Input rows:
— START —

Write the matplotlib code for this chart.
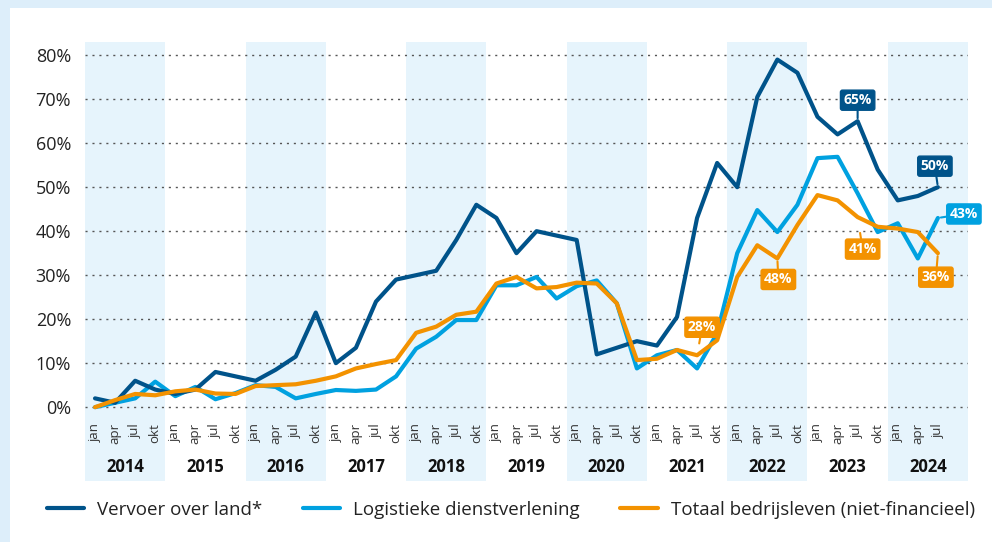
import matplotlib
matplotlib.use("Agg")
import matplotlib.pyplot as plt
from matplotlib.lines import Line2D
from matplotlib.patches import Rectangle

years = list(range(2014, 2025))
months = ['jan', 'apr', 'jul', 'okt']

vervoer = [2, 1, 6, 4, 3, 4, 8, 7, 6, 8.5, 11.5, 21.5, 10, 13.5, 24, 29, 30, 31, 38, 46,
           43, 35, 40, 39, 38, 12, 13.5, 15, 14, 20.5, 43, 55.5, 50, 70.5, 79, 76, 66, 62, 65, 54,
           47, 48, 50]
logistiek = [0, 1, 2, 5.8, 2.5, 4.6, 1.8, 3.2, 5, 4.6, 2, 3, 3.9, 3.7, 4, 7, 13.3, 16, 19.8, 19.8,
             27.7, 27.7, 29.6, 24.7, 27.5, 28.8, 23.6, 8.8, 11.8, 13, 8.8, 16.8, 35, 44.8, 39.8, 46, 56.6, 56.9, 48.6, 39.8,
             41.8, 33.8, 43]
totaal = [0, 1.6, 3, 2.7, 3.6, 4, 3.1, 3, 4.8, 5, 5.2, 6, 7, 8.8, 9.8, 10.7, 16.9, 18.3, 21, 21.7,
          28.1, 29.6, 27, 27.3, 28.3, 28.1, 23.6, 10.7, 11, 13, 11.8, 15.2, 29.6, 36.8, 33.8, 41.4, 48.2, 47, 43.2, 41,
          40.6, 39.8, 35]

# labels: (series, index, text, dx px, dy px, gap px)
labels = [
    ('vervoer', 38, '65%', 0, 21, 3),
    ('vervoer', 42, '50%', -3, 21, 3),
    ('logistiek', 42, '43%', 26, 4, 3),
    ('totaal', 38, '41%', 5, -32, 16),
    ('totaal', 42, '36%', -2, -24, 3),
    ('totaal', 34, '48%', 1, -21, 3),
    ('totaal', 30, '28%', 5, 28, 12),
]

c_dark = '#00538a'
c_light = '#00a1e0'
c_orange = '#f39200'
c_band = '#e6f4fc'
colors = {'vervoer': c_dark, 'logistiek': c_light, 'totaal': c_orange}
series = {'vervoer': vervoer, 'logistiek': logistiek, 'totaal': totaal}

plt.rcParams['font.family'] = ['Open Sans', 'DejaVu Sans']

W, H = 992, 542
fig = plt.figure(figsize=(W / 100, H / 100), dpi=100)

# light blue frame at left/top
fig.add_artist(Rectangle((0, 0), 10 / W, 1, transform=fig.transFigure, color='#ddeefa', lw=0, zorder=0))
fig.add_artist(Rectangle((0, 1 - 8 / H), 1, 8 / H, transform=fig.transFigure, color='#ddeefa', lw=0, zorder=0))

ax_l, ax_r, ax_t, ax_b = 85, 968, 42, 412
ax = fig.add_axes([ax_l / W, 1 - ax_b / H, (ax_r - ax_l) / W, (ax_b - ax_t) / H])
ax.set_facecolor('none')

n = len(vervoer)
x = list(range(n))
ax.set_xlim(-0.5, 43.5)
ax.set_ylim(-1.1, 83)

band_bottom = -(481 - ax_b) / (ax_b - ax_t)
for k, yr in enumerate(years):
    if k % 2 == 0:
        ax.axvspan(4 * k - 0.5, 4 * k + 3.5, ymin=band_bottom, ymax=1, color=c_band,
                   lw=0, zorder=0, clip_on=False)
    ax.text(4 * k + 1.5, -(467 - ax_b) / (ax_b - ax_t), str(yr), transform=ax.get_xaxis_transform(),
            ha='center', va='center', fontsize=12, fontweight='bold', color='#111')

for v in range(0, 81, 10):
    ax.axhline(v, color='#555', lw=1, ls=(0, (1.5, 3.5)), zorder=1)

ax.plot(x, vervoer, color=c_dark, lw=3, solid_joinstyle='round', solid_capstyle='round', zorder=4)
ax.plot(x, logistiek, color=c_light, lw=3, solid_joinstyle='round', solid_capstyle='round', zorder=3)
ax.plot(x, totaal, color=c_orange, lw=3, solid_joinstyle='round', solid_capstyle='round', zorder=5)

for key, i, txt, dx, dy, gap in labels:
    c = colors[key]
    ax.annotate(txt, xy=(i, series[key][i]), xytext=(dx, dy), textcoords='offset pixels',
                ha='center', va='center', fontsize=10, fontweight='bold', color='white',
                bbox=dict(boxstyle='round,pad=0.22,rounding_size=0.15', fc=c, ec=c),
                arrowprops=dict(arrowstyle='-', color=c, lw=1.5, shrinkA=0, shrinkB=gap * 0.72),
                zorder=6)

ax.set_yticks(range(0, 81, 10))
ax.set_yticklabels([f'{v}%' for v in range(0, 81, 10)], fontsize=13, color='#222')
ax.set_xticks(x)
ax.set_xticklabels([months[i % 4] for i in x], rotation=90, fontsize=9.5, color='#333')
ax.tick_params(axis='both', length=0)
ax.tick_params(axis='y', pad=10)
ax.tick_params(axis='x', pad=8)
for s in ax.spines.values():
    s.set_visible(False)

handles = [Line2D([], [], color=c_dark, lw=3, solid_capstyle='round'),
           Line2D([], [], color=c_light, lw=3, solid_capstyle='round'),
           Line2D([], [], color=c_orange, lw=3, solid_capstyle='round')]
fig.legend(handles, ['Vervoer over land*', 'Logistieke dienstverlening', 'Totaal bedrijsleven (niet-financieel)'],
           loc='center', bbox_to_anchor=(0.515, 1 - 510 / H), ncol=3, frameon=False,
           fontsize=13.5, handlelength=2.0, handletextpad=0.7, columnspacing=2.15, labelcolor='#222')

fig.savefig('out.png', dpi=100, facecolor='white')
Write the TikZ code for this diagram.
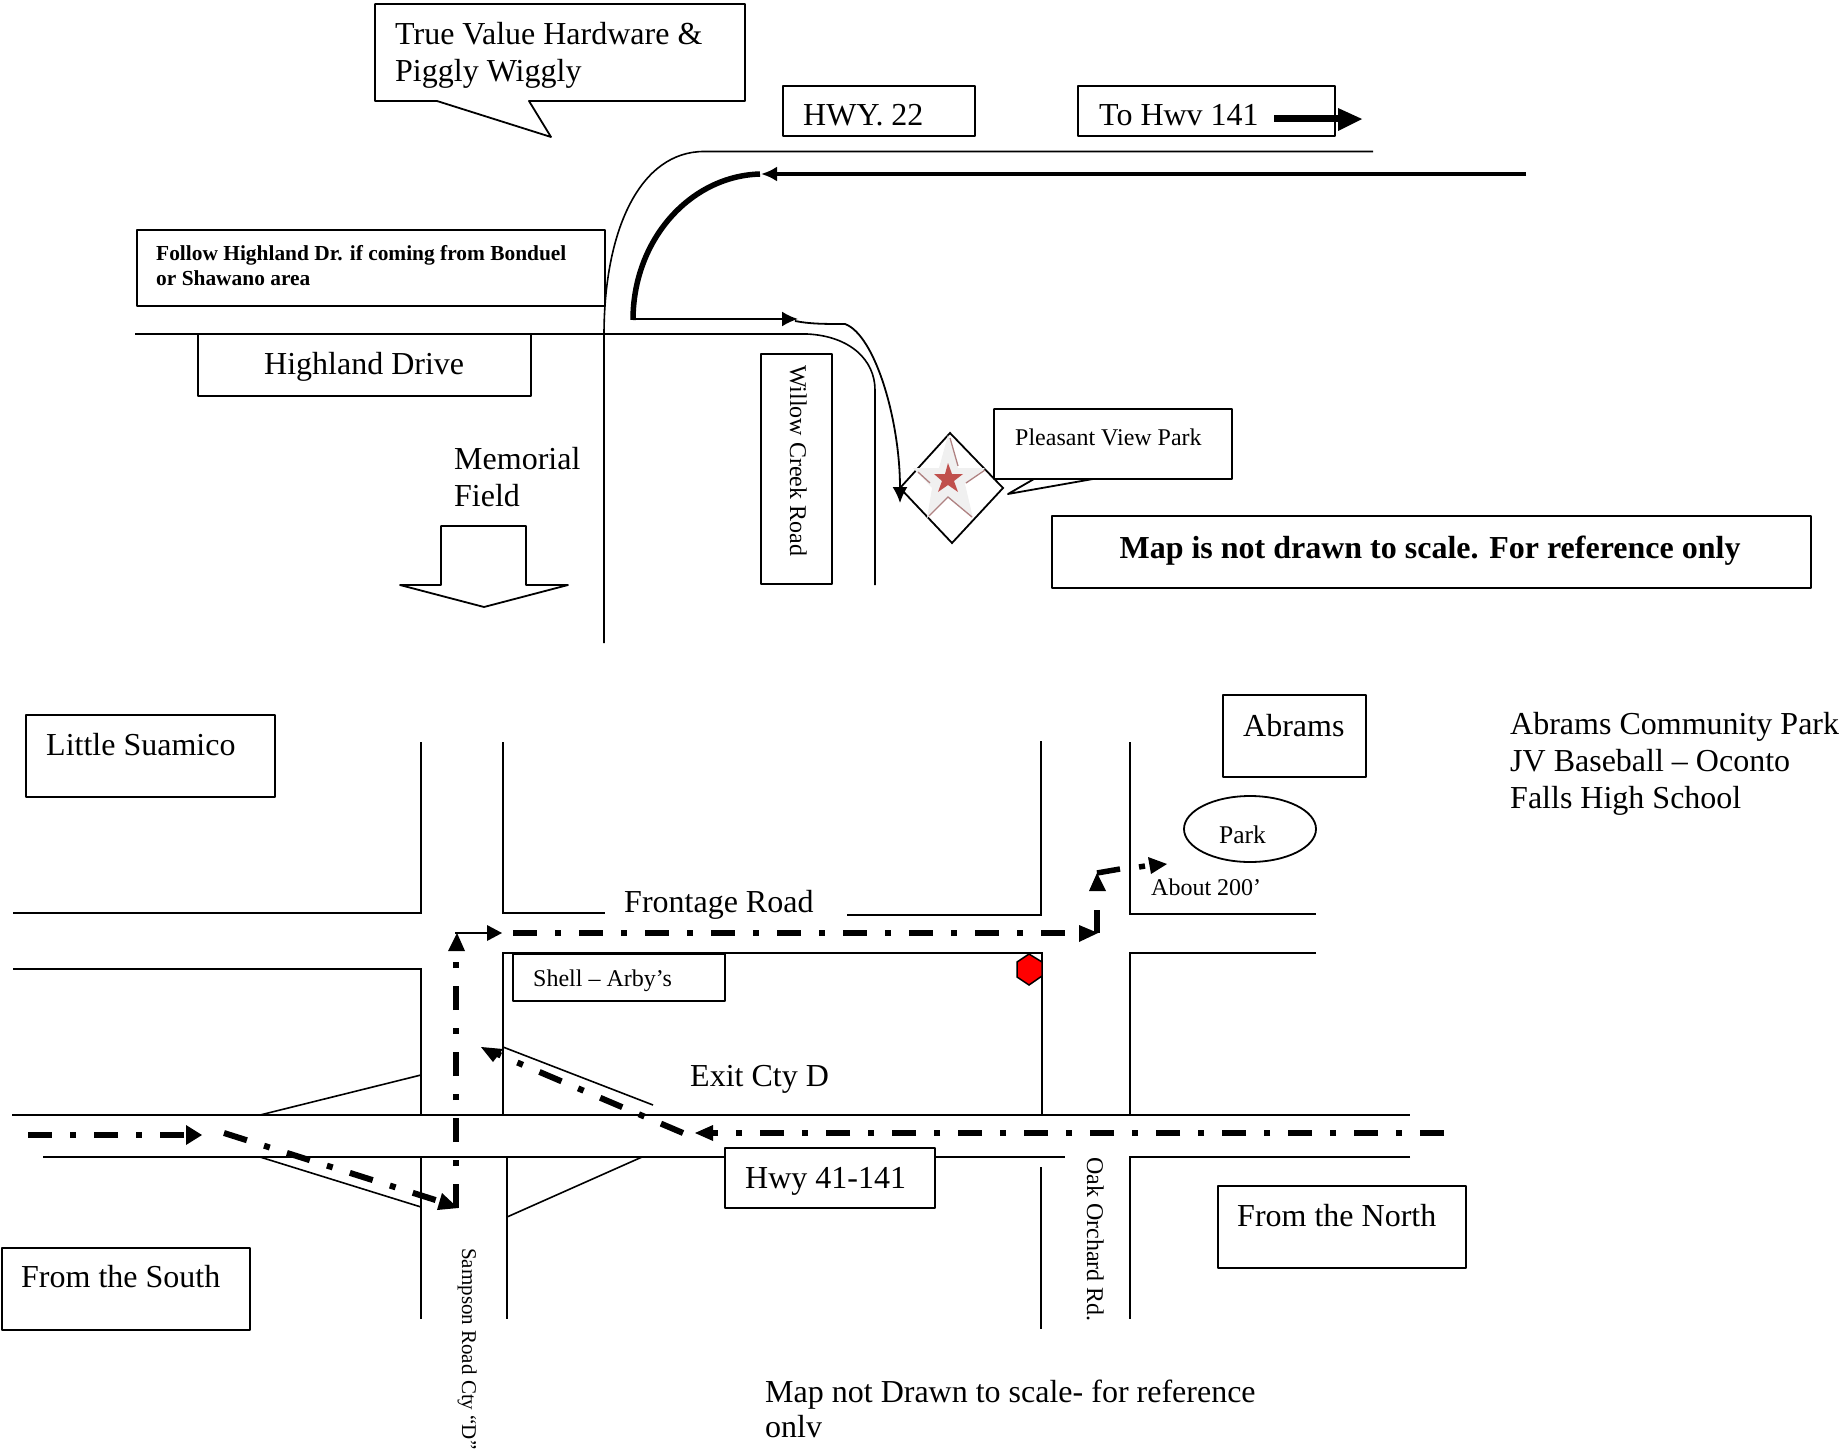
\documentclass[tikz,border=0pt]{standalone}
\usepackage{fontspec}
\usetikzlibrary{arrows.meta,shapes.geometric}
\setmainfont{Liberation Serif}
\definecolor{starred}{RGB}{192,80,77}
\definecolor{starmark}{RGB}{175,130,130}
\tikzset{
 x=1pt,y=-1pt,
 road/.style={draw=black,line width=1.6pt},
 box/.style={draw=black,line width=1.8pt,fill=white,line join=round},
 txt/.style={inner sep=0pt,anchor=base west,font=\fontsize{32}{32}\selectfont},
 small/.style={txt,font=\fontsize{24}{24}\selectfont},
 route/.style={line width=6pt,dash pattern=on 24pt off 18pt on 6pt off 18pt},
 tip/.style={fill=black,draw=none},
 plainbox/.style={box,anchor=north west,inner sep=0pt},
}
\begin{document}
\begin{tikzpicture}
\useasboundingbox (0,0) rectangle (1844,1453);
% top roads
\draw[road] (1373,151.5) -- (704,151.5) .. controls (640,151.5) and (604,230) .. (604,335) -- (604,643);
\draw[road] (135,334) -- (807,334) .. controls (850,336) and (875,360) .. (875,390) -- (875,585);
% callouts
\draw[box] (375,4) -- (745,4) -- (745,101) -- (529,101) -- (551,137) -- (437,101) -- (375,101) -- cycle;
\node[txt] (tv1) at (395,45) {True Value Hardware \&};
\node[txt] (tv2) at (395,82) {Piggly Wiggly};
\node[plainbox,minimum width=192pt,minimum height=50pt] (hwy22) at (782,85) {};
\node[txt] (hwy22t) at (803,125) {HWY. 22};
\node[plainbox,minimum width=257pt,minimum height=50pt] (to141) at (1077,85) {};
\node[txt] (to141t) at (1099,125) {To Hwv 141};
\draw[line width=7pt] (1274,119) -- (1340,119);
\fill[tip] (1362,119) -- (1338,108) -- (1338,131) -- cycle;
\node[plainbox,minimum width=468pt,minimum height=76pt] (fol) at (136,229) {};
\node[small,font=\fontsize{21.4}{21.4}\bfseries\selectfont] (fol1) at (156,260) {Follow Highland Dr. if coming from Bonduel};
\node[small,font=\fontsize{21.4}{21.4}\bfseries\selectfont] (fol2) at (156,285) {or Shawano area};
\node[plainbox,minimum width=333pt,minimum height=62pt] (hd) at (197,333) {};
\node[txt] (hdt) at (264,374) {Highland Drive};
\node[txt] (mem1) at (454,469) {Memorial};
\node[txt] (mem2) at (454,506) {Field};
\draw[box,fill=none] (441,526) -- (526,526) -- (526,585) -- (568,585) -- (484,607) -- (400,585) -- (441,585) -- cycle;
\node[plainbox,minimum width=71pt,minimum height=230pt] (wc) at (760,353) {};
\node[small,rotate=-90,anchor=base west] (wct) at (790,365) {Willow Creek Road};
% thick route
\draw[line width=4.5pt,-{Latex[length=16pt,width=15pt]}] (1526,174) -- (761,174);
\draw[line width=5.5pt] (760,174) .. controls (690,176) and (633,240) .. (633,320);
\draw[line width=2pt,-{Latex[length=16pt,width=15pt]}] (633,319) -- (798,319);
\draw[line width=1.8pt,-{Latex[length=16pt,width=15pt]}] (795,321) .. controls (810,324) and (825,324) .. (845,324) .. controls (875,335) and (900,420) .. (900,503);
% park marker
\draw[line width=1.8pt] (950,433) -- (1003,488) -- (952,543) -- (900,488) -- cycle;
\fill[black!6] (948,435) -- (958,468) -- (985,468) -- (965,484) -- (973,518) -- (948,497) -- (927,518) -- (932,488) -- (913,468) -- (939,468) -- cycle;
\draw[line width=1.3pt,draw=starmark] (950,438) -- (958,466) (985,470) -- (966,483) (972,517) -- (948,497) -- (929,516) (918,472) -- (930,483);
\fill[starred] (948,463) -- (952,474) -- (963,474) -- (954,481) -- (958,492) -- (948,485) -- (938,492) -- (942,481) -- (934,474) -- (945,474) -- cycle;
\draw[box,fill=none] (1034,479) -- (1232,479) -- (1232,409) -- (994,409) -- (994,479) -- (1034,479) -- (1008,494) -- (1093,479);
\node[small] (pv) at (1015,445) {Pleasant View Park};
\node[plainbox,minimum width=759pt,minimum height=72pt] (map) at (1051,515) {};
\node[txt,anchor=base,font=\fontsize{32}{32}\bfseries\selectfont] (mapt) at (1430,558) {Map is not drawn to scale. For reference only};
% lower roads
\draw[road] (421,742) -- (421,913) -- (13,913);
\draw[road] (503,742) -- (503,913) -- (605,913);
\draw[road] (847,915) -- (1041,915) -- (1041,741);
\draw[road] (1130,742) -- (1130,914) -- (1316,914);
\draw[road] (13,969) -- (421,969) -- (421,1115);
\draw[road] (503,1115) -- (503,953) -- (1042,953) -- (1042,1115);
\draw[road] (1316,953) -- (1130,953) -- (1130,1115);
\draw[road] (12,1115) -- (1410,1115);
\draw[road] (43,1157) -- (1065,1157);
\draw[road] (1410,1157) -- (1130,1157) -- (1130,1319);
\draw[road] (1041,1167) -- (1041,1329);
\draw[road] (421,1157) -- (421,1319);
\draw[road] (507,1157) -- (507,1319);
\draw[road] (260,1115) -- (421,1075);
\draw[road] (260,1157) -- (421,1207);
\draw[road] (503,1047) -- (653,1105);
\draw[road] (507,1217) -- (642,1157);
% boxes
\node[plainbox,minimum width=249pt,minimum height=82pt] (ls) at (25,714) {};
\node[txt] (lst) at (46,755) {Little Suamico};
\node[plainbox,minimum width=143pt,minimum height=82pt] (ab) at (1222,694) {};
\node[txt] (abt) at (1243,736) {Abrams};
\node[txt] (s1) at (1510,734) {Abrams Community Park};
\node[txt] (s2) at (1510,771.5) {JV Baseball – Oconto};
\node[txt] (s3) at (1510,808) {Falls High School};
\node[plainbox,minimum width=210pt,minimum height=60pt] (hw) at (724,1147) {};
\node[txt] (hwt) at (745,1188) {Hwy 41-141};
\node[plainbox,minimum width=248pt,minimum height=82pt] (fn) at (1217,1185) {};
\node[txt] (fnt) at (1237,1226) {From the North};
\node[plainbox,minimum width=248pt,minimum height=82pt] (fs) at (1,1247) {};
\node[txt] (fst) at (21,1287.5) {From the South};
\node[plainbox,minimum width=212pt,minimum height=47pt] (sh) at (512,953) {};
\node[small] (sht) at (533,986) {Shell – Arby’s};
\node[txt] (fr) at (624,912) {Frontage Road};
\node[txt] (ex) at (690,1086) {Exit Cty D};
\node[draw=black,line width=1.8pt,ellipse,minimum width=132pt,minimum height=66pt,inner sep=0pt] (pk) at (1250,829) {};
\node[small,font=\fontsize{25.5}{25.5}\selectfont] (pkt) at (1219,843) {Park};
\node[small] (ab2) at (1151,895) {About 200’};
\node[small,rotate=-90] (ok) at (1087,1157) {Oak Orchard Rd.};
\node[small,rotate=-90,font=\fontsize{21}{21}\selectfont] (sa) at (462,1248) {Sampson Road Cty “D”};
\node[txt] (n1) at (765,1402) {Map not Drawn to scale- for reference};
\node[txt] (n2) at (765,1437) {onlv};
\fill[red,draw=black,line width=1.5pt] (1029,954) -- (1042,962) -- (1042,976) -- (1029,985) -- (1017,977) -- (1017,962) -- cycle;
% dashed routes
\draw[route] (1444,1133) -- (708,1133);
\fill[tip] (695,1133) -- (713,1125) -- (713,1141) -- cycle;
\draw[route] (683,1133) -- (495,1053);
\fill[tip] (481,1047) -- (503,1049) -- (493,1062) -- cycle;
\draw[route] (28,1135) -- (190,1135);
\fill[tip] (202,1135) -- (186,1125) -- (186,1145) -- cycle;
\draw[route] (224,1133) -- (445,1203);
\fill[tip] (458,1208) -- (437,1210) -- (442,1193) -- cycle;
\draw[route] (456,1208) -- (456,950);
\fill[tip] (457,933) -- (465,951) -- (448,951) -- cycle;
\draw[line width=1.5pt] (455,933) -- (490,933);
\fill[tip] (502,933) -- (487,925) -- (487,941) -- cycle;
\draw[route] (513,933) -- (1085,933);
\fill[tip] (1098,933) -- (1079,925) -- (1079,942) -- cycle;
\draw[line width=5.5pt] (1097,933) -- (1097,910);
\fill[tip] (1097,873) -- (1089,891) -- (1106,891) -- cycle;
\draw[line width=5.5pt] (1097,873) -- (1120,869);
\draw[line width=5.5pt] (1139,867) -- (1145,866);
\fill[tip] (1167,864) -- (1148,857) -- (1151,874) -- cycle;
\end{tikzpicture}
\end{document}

— END —

Starting at the first line of the material, output exactly the lines up to and including the one with "months = ['jan', 'apr', 'jul', 'okt']". Do not include the pictures.

Finished exercise:
Write the matplotlib code for this chart.
import matplotlib
matplotlib.use("Agg")
import matplotlib.pyplot as plt
from matplotlib.lines import Line2D
from matplotlib.patches import Rectangle

years = list(range(2014, 2025))
months = ['jan', 'apr', 'jul', 'okt']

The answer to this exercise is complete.